Heat oil in heavy large pot over medium-high heat. Add onions, bell peppers, and garlic; sauté until onions soften, about 10 minutes. Mix in chili powder, oregano, cumin, and cayenne; stir 2 minutes. Mix in beans, 1/2 cup reserved bean liquid, and tomato sauce. Bring chili to boil, stirring occasionally. Reduce heat to medium-low and simmer until flavors blend and chili thickens, stirring occasionally, about 15 minutes. Season to taste with salt and pepper, and extra chili powder, cumin, anc cinnamon if desired.

Ladle chili into bowls. Pass chopped cilantro, sour cream, grated cheese, and green onions separately.

stay tuned for the exciting conclusion (aka the cornbread recipe) in our next post!
-Lola

Sunday, March 28, 2010

100th post! yay!

Black Bean Salad with Feta Cheese and Cilantro, made by my lovely twin, except for the cilantro, which I chopped myself, very confusedly and groggily, as I had just woken up, which made me feel very unaccomplished since Lola had already been up for 4 hours at that point.

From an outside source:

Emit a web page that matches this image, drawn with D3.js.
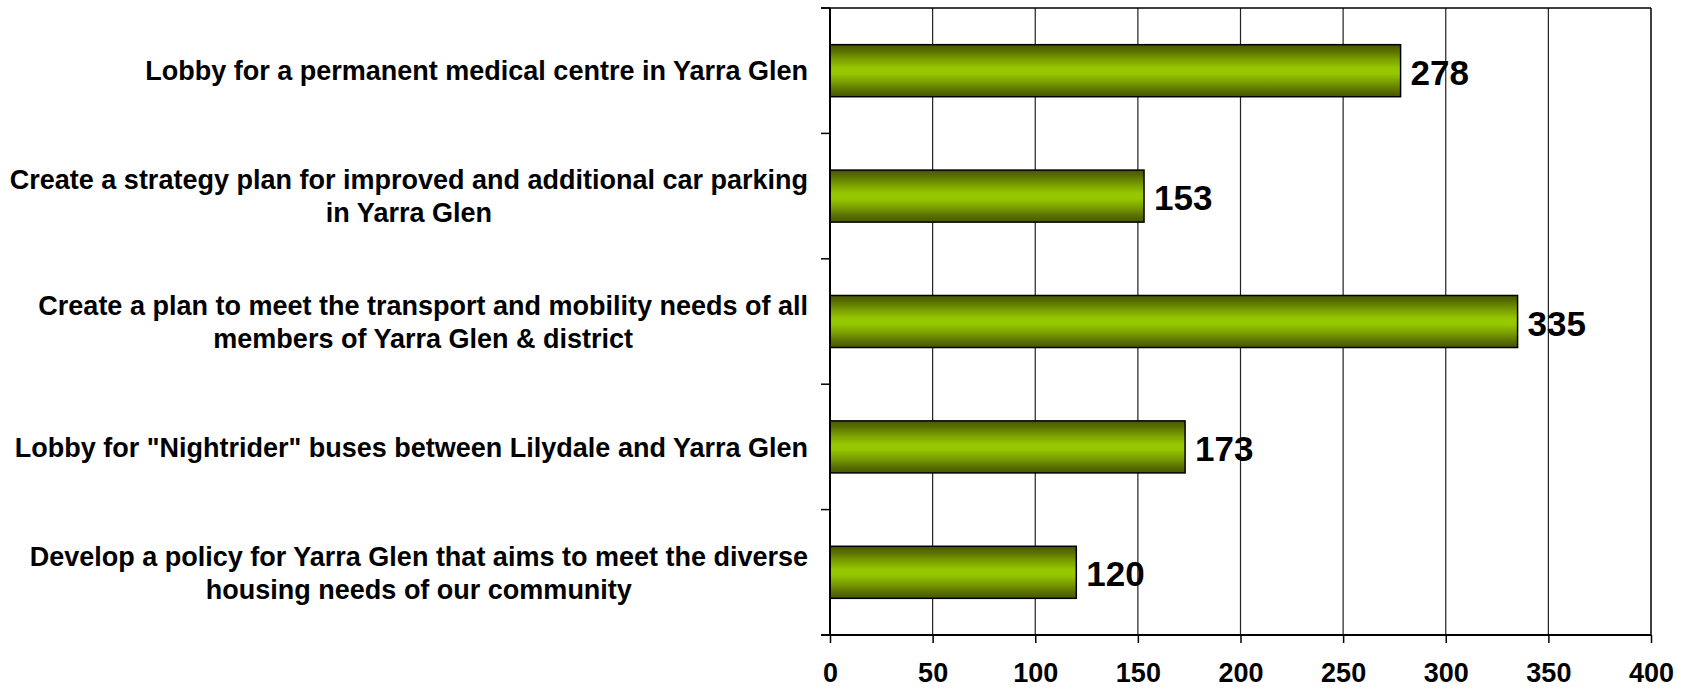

Our grandfather loves to send us newspaper clippings, especially recipes. A few weeks ago he sent us a recipe for black bean and feta salad and we decided to make it. This is the first time we've actually made any of the recipes he's sent, but mark my words, it shall not be the last!

Black Bean Salad with Feta Cheese and Cilantro from the Florida Sun Sentinal
Serves 4 as a main dish
*
2 cups dried black beans or 4 cups canned black beans, rinsed and drained
*water, optional

*2 ounces pasteurized feta cheese, crumbled

*1 small red onion, finely chopped (about 1/2 cup)

*1/4 cup fine-chopped cilantro

*2 Tablespoons extra-virgin olive oil

*3-4 Tablespoons fresh lemon juice
*salt and fresh ground black pepper (personally, we use only the finest black pepper, handpicked from the dining hall condiment station, in our recipes), to taste

Reserve 1 T feta. Combine the beans (cook them and let them cool down first if using dried beans), onions, cilantro, and the remaining cheese in a bowl. Add the olive oil, 3 tablespoons lemon juice, salt and pepper; mix well. Let the beans marinate 10 min and toss again. Correct the seasoning before serving, adding salt and additional lemon juice to taste. Garnish with reserved cheese.
-Rita

P.S. I forgot to mention, in my haste to type the phrase "mark my words", that later I had this mixed with quinoa and it was very good that way too.